Begin PROVIDED INFORMATION
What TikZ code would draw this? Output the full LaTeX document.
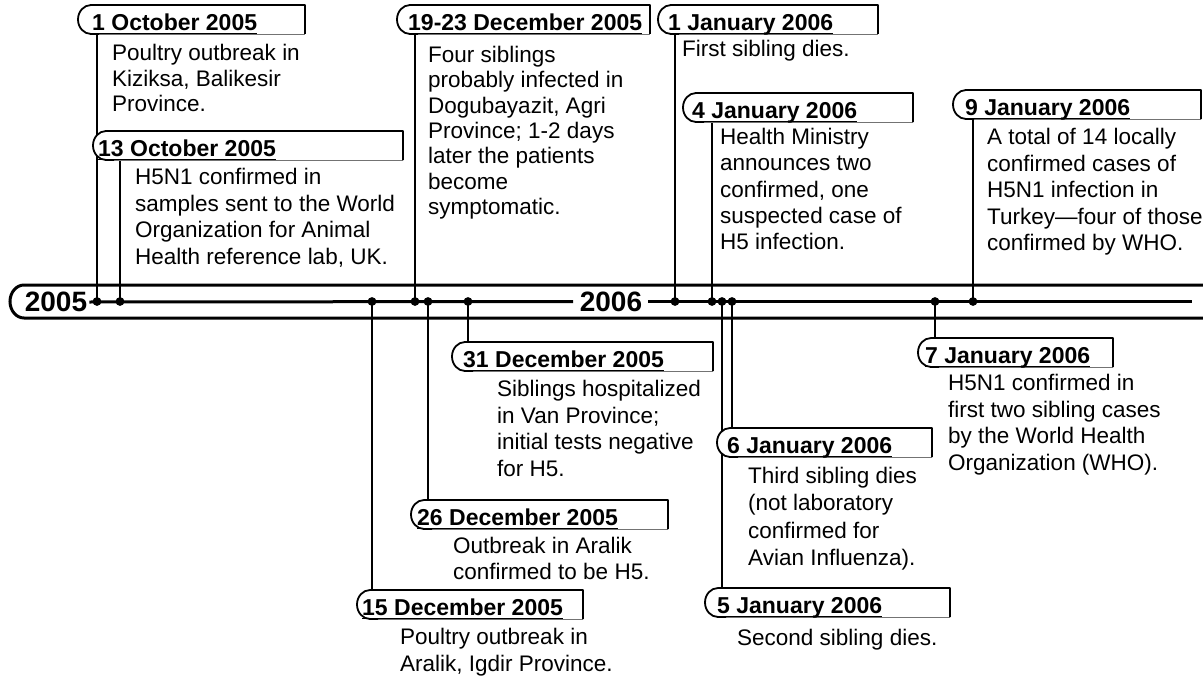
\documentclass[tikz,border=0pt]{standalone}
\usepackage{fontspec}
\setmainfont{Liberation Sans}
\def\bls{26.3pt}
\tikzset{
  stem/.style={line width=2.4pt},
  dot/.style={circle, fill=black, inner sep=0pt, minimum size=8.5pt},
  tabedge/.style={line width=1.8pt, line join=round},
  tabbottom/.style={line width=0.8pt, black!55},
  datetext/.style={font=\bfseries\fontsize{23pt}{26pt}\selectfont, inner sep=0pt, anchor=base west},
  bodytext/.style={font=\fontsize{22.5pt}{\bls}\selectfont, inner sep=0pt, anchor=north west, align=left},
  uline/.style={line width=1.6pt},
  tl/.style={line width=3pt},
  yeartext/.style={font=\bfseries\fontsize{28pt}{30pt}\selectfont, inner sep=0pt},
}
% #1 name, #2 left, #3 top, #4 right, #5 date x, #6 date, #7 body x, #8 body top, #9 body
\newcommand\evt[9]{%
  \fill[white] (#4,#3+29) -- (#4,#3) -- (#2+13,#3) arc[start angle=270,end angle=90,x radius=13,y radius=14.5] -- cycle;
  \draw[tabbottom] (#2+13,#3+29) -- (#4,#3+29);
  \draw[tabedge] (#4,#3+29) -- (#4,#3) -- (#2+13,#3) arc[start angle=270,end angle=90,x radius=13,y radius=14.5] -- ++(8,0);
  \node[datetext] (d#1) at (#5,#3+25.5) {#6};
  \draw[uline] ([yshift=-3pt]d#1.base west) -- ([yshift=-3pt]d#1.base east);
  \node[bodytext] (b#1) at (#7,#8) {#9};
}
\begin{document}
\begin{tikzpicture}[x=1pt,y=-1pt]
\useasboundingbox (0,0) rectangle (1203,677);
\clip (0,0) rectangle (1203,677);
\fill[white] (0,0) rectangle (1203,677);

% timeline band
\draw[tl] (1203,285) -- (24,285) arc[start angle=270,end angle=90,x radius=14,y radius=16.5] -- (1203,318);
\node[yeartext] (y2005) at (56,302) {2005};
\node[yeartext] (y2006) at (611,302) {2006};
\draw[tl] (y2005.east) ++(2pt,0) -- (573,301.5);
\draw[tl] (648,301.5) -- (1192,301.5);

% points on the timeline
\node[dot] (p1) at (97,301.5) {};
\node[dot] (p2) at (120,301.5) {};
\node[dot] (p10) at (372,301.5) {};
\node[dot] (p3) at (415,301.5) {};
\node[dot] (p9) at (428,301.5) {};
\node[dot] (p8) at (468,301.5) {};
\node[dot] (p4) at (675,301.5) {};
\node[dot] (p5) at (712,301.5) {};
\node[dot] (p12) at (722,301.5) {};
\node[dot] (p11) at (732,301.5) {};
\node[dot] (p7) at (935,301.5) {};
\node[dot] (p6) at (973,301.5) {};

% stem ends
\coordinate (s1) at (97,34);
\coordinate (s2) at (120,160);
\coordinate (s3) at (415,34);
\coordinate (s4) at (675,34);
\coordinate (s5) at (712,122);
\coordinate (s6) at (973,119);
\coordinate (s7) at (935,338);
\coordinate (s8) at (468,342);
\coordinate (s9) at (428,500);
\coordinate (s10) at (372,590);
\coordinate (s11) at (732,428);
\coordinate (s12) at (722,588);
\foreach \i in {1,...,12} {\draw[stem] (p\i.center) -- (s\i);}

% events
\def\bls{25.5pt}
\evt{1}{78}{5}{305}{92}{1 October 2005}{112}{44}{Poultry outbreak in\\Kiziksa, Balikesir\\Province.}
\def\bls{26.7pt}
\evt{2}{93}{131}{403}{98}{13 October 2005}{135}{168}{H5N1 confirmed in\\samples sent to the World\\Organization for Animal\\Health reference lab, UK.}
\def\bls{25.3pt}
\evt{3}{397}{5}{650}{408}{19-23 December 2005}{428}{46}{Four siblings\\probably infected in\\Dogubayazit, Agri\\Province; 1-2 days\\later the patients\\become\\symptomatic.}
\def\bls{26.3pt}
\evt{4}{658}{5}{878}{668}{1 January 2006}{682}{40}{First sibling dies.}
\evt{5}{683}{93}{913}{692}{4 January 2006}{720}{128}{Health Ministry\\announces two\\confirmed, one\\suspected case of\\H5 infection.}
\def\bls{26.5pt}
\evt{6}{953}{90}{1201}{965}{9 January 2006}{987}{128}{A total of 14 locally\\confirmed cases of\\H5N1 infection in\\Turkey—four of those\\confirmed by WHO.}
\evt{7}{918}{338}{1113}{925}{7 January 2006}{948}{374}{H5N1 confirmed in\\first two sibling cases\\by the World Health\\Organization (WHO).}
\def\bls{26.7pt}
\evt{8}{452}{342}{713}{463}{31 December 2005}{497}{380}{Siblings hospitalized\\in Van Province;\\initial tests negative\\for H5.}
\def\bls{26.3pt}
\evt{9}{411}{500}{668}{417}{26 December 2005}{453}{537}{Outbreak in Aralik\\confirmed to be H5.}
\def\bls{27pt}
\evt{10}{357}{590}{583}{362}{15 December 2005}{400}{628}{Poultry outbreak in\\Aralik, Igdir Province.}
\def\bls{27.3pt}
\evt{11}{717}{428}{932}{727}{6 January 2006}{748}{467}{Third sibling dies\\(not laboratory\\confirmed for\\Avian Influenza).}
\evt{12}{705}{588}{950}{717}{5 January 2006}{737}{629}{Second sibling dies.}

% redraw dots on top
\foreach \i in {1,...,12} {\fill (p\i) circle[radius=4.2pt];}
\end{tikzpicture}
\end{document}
End PROVIDED INFORMATION
Begin PROVIDED INFORMATION
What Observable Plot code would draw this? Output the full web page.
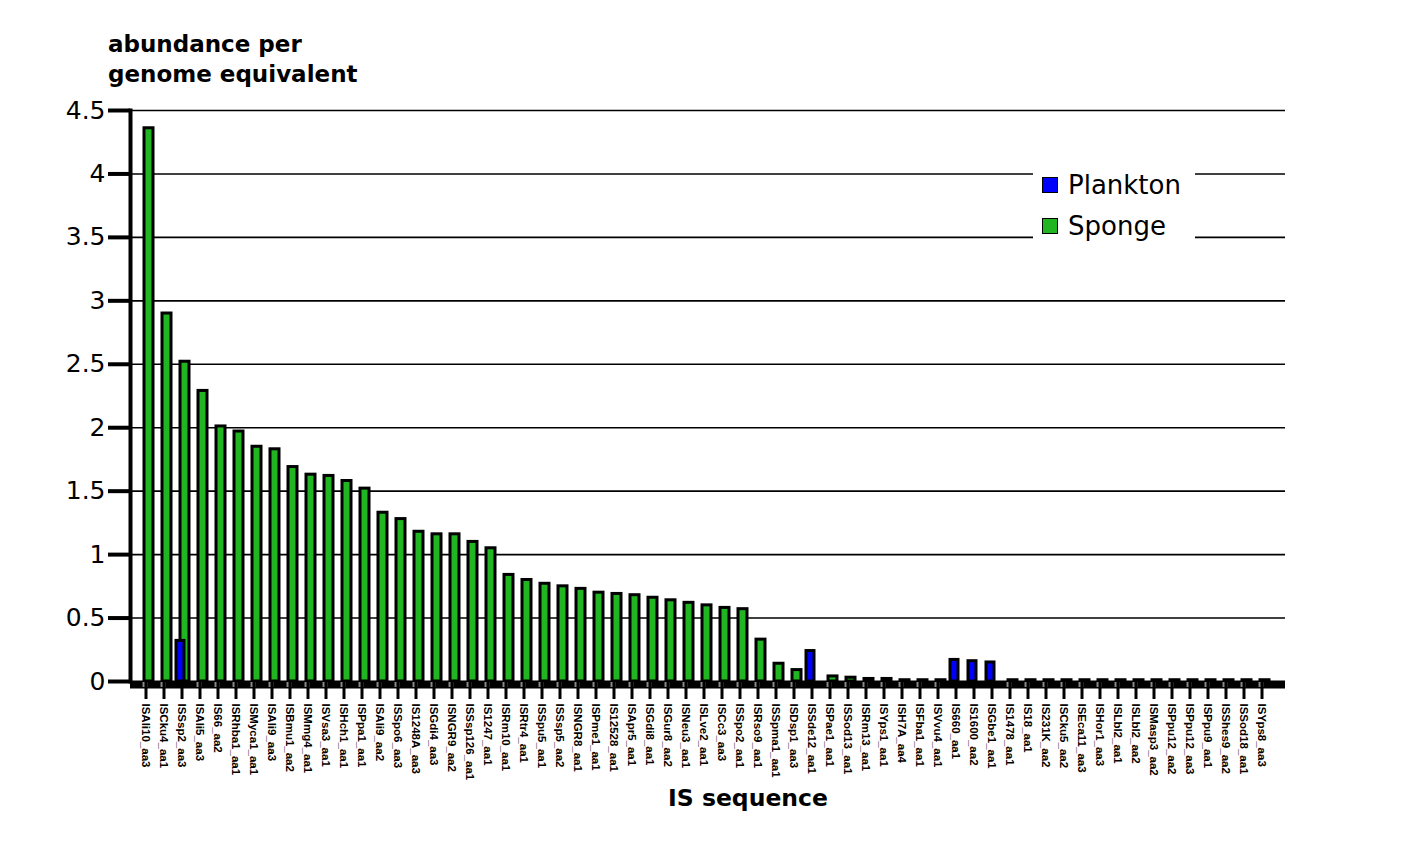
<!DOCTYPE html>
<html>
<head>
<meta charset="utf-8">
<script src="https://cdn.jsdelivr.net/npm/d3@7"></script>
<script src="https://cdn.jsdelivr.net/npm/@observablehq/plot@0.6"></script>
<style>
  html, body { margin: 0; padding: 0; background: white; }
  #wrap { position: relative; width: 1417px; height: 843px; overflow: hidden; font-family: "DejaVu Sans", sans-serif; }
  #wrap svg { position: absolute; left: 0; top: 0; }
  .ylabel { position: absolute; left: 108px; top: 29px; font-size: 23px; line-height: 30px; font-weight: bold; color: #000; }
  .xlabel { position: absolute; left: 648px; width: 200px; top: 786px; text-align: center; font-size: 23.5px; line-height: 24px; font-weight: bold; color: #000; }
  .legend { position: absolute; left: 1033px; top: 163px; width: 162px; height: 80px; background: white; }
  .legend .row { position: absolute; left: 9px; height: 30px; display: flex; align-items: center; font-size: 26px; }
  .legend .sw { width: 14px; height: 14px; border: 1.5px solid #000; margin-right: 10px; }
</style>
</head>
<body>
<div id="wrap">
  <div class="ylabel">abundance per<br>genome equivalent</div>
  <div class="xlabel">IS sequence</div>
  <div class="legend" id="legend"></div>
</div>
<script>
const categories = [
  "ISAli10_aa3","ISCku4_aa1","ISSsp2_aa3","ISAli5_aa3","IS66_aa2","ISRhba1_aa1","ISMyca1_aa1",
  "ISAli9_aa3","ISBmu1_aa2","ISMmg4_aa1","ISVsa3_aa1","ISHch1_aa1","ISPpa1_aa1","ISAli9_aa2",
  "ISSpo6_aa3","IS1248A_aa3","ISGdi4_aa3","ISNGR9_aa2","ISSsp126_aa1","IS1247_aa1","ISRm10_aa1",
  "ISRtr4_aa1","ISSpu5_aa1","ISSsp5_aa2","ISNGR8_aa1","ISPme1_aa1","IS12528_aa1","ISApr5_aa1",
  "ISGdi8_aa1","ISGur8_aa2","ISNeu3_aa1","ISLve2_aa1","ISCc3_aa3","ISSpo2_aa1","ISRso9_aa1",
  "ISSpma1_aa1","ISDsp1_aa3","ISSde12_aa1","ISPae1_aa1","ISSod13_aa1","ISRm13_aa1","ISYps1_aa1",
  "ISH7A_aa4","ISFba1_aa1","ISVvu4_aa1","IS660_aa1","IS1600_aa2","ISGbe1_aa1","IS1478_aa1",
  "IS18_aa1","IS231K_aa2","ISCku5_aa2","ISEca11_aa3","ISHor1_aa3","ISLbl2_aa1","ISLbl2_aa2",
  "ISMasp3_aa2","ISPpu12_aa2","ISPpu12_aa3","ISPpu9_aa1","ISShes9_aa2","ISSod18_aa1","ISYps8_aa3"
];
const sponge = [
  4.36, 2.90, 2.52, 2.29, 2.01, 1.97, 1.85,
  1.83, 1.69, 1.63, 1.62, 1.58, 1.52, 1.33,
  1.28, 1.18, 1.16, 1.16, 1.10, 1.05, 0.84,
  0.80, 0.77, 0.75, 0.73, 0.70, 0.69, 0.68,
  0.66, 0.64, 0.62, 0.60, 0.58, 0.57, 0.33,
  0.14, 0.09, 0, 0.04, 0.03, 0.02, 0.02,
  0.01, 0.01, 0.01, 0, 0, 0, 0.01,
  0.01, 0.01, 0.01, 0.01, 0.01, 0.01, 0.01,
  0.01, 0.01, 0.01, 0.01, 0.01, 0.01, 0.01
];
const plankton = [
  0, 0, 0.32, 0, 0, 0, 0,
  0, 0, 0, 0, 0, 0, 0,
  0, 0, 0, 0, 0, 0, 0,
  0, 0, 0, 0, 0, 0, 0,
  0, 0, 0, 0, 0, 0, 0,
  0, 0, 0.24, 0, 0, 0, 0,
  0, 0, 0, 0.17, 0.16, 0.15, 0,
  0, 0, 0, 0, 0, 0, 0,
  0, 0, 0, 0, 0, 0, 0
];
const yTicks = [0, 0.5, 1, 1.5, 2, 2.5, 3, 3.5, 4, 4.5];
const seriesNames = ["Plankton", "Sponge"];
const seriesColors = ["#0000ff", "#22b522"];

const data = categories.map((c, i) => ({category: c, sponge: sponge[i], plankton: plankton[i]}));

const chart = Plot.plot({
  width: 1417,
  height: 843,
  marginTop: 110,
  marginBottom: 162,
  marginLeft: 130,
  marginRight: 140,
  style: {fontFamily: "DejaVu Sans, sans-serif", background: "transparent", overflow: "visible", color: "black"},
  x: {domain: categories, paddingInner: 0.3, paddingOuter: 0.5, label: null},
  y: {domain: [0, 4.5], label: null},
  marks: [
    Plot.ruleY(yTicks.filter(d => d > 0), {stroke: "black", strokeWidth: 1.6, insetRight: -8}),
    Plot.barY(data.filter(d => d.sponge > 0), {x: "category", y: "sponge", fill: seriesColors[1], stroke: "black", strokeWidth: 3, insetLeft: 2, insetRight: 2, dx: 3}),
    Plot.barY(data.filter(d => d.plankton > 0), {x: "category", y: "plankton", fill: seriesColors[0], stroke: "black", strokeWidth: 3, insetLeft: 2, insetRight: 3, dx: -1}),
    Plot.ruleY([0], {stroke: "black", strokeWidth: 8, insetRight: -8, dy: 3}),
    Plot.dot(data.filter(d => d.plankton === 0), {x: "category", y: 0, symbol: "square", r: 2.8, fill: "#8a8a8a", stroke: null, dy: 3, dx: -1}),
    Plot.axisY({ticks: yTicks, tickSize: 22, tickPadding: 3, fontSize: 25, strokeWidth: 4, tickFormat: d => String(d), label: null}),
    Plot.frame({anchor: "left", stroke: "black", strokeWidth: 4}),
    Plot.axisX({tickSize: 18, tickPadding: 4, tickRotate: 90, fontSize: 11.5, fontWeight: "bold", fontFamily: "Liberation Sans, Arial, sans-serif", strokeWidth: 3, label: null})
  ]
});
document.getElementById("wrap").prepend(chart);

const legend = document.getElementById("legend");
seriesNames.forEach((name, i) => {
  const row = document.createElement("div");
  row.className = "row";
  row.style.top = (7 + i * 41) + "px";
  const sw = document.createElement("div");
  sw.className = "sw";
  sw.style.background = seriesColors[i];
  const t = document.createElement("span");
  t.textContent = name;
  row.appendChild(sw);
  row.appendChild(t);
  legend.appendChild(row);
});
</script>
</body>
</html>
End PROVIDED INFORMATION
Begin PROVIDED INFORMATION
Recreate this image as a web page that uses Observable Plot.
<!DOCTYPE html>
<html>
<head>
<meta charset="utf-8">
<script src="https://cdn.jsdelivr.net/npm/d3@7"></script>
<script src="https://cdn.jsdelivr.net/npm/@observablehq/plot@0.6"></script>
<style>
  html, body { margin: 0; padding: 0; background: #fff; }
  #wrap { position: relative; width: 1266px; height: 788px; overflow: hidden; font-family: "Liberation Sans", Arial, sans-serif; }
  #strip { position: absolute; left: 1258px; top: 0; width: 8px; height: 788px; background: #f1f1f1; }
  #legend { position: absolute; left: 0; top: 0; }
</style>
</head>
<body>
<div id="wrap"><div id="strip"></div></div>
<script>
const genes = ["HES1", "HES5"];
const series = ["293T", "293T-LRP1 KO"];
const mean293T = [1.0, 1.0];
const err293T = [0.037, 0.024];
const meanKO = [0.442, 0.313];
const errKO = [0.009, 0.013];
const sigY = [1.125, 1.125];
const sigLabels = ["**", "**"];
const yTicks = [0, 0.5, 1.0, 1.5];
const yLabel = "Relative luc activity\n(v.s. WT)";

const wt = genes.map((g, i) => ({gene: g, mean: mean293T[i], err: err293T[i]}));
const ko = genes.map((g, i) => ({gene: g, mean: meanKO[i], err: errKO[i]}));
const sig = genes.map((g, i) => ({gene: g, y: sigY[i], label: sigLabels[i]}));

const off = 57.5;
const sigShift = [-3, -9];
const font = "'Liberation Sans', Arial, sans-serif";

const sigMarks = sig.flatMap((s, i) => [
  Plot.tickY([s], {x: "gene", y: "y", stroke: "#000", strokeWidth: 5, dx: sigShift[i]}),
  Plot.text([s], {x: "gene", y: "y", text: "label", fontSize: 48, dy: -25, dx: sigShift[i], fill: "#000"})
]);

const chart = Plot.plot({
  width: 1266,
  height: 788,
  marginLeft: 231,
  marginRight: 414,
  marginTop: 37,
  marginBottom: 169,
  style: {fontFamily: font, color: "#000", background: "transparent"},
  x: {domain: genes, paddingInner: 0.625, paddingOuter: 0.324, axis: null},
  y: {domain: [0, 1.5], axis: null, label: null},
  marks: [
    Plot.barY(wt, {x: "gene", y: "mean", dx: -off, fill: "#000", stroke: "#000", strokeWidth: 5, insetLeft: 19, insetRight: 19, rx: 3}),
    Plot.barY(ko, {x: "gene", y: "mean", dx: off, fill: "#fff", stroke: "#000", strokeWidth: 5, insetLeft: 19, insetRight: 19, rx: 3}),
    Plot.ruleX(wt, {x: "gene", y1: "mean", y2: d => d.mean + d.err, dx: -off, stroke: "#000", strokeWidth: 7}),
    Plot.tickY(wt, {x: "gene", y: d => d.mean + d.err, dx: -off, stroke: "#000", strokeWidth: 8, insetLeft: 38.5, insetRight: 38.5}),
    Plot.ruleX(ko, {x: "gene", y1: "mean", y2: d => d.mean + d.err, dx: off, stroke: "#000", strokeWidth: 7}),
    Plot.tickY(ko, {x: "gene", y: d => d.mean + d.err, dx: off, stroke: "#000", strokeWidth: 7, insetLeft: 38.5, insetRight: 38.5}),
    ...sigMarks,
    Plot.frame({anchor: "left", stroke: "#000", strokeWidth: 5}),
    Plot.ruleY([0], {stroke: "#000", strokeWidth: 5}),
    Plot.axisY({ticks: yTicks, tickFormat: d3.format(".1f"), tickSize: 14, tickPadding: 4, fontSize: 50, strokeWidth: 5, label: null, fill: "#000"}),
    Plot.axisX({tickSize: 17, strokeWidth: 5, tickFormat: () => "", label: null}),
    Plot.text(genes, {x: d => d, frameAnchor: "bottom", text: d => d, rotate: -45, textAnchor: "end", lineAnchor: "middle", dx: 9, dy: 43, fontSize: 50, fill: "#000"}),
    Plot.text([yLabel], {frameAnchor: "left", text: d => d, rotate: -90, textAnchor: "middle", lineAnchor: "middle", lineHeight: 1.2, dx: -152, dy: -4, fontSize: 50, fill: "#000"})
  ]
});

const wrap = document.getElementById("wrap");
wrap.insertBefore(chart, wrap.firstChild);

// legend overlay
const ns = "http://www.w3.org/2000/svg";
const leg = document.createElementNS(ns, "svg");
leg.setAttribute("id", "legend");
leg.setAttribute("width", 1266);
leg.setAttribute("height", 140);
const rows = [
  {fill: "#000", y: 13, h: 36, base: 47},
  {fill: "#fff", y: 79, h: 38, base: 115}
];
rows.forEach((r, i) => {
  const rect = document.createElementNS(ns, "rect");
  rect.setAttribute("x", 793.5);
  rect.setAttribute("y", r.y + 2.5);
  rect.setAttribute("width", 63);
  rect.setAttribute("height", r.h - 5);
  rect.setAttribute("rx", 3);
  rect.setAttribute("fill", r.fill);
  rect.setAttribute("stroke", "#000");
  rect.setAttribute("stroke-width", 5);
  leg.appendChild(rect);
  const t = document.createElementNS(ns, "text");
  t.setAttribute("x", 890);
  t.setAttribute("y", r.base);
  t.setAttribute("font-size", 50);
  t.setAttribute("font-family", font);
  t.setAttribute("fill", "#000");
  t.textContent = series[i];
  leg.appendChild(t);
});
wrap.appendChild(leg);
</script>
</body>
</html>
End PROVIDED INFORMATION
GIVEN TASK:
Copy out every line from the data above that has "this" in it.

FULL ANSWER:
What TikZ code would draw this? Output the full LaTeX document.
What Observable Plot code would draw this? Output the full web page.
Recreate this image as a web page that uses Observable Plot.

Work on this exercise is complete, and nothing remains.